What I've been focusing on lately is making space for feelings with no expectation or agenda. Even in certain spiritual communities and teachings there is the message that certain feelings are lesser, that you’re doing something wrong if we're not in an eternal vibration of "love and light". Maybe you just need to meditate more to clear that negative energy. Focus on your visualization.
Ironically, excluding everything but positivity is extremely negative and will put you on the express lane to spiritual bypassment.
On top of being influenced by those dismissive ideas, I went through a long orthorexic period where I obsessed over diet and wellness. While those can be enormously helpful, they don’t work for what I was trying to use them for, which was to ward off the painful feelings and emotions that are natural elements of life.
I go through ups and downs, especially feeling housebound in quarantine. Some days I feel very on purpose, relaxed and lit up. Others I feel more weighted.
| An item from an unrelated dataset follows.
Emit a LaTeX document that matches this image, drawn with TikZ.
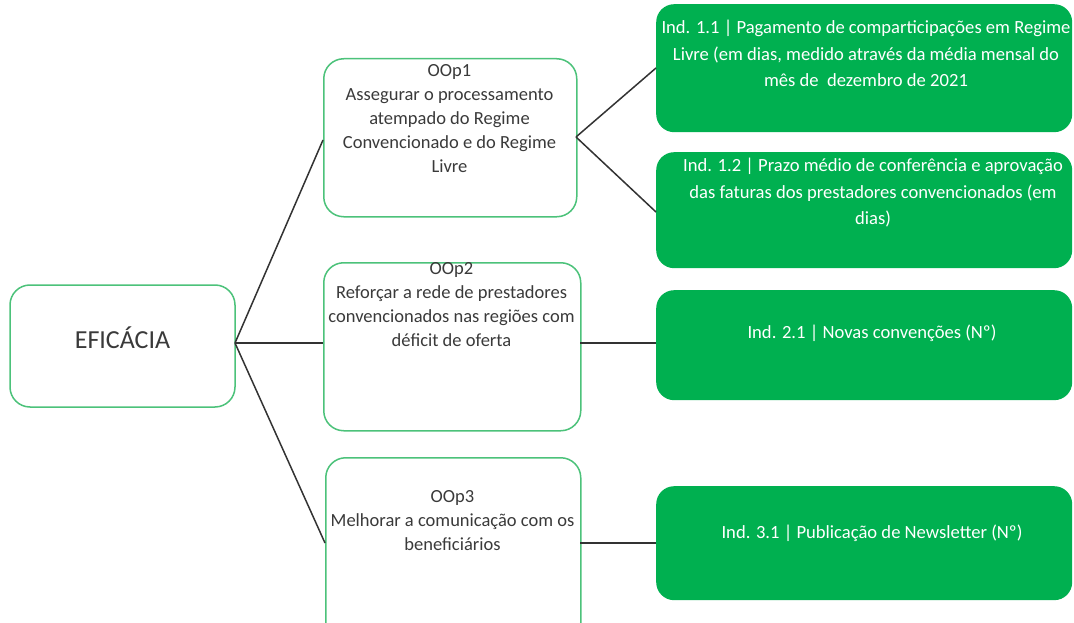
\documentclass[tikz,border=0pt]{standalone}
\usepackage{fontspec}
\setmainfont{Carlito}
\definecolor{indgreen}{HTML}{00B050}
\definecolor{oopgreen}{HTML}{4CC27A}
\definecolor{txtgray}{HTML}{3A3A3A}
\definecolor{linegray}{HTML}{333333}
\begin{document}
\begin{tikzpicture}[x=1pt,y=1pt,
  oopbox/.style={draw=oopgreen,line width=1.5pt,fill=white,rounded corners=20pt,inner sep=0pt},
  indbox/.style={fill=indgreen,draw=none,rounded corners=18pt,inner sep=0pt},
  ooptxt/.style={text=txtgray,align=center,inner sep=0pt,anchor=north,font=\fontsize{18.5}{24}\selectfont},
  indtxt/.style={text=white,align=center,inner sep=0pt,anchor=north,font=\fontsize{18.6}{26.5}\selectfont},
  conn/.style={draw=linegray,line width=1.5pt}]
\useasboundingbox (0,0) rectangle (1074,-623);
\fill[white] (0,0) rectangle (1074,-623);
% boxes
\path[oopbox] (10,-285) rectangle node[text=txtgray,font=\fontsize{26}{30}\selectfont,yshift=8pt] (eftxt) {EFICÁCIA} (235,-407);
\coordinate (ef) at (235,-343);
\node[oopbox,minimum width=253pt,minimum height=158pt,anchor=north west] (o1) at (323,-58) {};
\node[oopbox,minimum width=257pt,minimum height=168pt,anchor=north west] (o2) at (323,-262) {};
\node[oopbox,minimum width=255pt,minimum height=185pt,anchor=north west] (o3) at (325,-457) {};
\node[indbox,minimum width=416pt,minimum height=128pt,anchor=north west] (i11) at (656,-4) {};
\node[indbox,minimum width=416pt,minimum height=116pt,anchor=north west] (i12) at (656,-152) {};
\node[indbox,minimum width=416pt,minimum height=110pt,anchor=north west] (i21) at (656,-290) {};
\node[indbox,minimum width=416pt,minimum height=114pt,anchor=north west] (i31) at (656,-486) {};
% texts
\node[ooptxt] (t1) at (449.5,-64) {OOp1\\Assegurar o processamento\\atempado do Regime\\Convencionado e do Regime\\Livre};
\node[ooptxt] (t2) at (451.5,-262) {OOp2\\Reforçar a rede de prestadores\\convencionados nas regiões com\\déficit de oferta};
\node[ooptxt] (t3) at (452.5,-490) {OOp3\\Melhorar a comunicação com os\\beneficiários};
\node[indtxt] (u11) at (866,-20) {Ind. 1.1 | Pagamento de comparticipações em Regime\\Livre (em dias, medido através da média mensal do\\mês de\ \ dezembro de 2021};
\node[indtxt] (u12) at (873,-158) {Ind. 1.2 | Prazo médio de conferência e aprovação\\das faturas dos prestadores convencionados (em\\dias)};
\node[indtxt] (u21) at (872,-325) {Ind. 2.1 | Novas convenções (Nº)};
\node[indtxt] (u31) at (872,-525) {Ind. 3.1 | Publicação de Newsletter (Nº)};
% connectors
\coordinate (o1l) at (323,-140);
\coordinate (o1r) at (576,-137);
\coordinate (o2l) at (323,-343);
\coordinate (o2r) at (580,-343);
\coordinate (o3l) at (325,-543);
\coordinate (o3r) at (580,-543);
\coordinate (i11l) at (656,-68);
\coordinate (i12l) at (656,-212);
\coordinate (i21l) at (656,-343);
\coordinate (i31l) at (656,-543);
\draw[conn] (ef) -- (o1l);
\draw[conn] (ef) -- (o2l);
\draw[conn] (ef) -- (o3l);
\draw[conn] (o1r) -- (i11l);
\draw[conn] (o1r) -- (i12l);
\draw[conn] (o2r) -- (i21l);
\draw[conn] (o3r) -- (i31l);
\end{tikzpicture}
\end{document}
Fear and loneliness come up.
I spend time with feelings now not as a means to an end, secretly hoping that doing so will make the difficult ones go away, but letting them wash over me for as long as they need to. This can be really scary when it’s something like depression, because with acknowledgement comes the fear that it might never end. And while I have experienced extended and very deep periods of depression in life, they have never lasted forever. This creates safety to open up to more and more. We’ve had a full bodied experience of the nature of impermanence, rather than just understanding the concept mentally.